Hawaii’s Kilauea Has a Long History of Destruction

It has spewed lava since 1983, making it the longest continuously active volcano in the world.

kilauea volcano
A column of robust, reddish-brown ash plume occurred after a magnitude 6.9 South Flank following the eruption of Hawaii's Kilauea volcano on May 4, 2018. (U.S. Geological Survey via Getty Images)

Hawaii’s Kilauea volcano has been spewing lava since Thursday, May 3, and has destroyed 26 homes since then. Kilauea is a shield volcano, which means it emits fluid basalt lava and has a broad dome shape, instead of a steep peak. But this is not Kilauea’s first massive eruption. This week’s activity is just one of 61 recorded eruptions in the volcano’s cycle. In fact, Kilauea has actually been erupting on a regular basis since 1983, making it the longest continuously erupting volcano in the world, according to the U.S. Geological Survey, as reported by Esquire. 

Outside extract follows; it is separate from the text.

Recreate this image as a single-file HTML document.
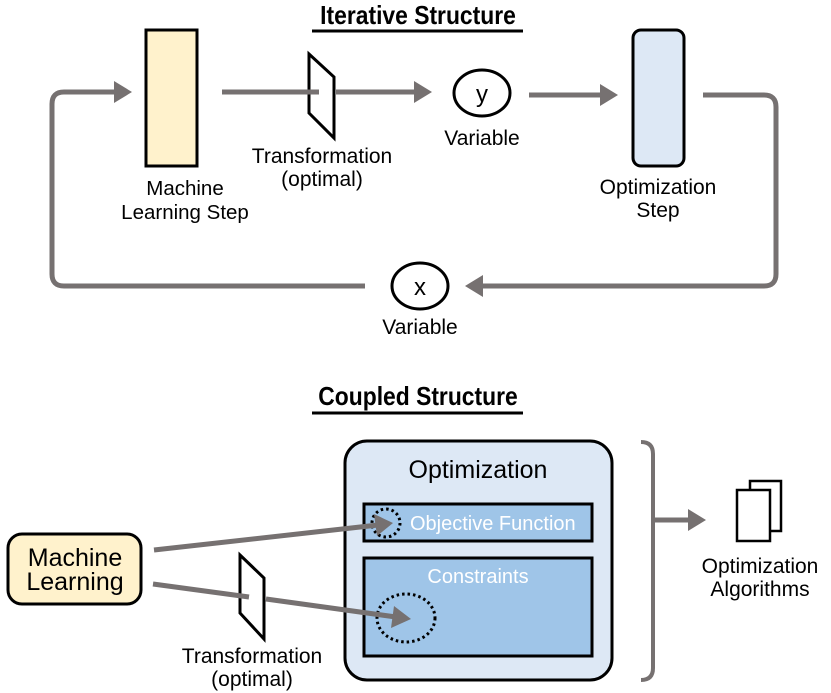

In January of 1983, initial eruptions on Kilauea’s East Rift Zone created a 4-mile-long fissure on the Big Island’s southeastern corner. A few months later, the eruptions focused on a single vent and eventually lava fountains created a cinder-and-spatter cone called Pu’u’O’o. The lava from Pu’u’O’o eventually destroyed 16 houses. In March 1990, another lava field destroyed more than 100 homes, plus a church and a store, burying them under 80 feet of lava. Over the next 15 years, activity reverted back to Pu’u’O’o and the result has been a continuous, but quiet, effusion of lava entering the ocean. Four hundred and eighteen acres of land have been added to Hawaii’s Big Island by the new, cooled rock has settled into and risen above the surface of the ocean. And in 2010 and 2011, lava flows destroyed more homes that had been built on top of the previous lava flows in Kalapana.